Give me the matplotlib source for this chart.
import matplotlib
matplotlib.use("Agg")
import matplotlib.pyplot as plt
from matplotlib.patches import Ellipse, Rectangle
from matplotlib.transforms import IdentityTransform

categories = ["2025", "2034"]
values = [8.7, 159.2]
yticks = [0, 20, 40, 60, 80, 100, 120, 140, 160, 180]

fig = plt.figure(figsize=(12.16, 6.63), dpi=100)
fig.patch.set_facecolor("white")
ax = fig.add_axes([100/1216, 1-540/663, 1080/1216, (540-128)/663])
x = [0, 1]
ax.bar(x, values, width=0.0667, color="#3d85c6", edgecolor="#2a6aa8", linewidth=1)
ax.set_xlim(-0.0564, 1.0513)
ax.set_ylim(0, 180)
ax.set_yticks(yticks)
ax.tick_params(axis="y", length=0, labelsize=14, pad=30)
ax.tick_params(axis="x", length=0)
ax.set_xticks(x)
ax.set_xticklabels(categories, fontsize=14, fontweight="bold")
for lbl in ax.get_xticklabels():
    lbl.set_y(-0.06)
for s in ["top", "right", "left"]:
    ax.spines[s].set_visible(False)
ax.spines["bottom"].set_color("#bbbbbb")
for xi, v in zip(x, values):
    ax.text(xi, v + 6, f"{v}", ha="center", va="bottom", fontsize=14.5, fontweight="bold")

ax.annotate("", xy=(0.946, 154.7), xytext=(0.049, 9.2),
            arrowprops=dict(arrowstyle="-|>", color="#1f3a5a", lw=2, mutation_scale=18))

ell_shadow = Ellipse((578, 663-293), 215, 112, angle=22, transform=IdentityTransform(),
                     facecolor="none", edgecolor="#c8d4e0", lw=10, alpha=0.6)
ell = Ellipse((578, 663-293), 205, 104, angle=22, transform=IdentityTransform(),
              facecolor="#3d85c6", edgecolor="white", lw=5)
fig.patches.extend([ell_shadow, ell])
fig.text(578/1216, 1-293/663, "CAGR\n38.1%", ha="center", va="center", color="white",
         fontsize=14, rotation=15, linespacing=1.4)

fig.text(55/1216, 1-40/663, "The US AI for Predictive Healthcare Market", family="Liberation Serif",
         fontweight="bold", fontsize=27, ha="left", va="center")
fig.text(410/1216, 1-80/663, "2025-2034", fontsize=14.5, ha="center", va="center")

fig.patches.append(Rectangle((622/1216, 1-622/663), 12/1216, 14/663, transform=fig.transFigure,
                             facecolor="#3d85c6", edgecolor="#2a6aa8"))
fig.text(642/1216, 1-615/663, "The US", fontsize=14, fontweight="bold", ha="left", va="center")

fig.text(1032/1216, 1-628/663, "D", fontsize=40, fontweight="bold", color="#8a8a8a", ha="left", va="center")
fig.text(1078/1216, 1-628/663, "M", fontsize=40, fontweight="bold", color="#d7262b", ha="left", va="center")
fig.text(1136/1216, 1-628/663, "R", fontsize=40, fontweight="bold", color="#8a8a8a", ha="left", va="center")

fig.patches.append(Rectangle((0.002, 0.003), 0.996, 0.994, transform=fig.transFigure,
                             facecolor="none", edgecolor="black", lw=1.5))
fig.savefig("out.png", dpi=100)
:::
Problem details: Copy out only the lines running from the beginning of the data to the line with "140, 160, 180]", both ends included.

Exercise solution:
Give me the matplotlib source for this chart.
import matplotlib
matplotlib.use("Agg")
import matplotlib.pyplot as plt
from matplotlib.patches import Ellipse, Rectangle
from matplotlib.transforms import IdentityTransform

categories = ["2025", "2034"]
values = [8.7, 159.2]
yticks = [0, 20, 40, 60, 80, 100, 120, 140, 160, 180]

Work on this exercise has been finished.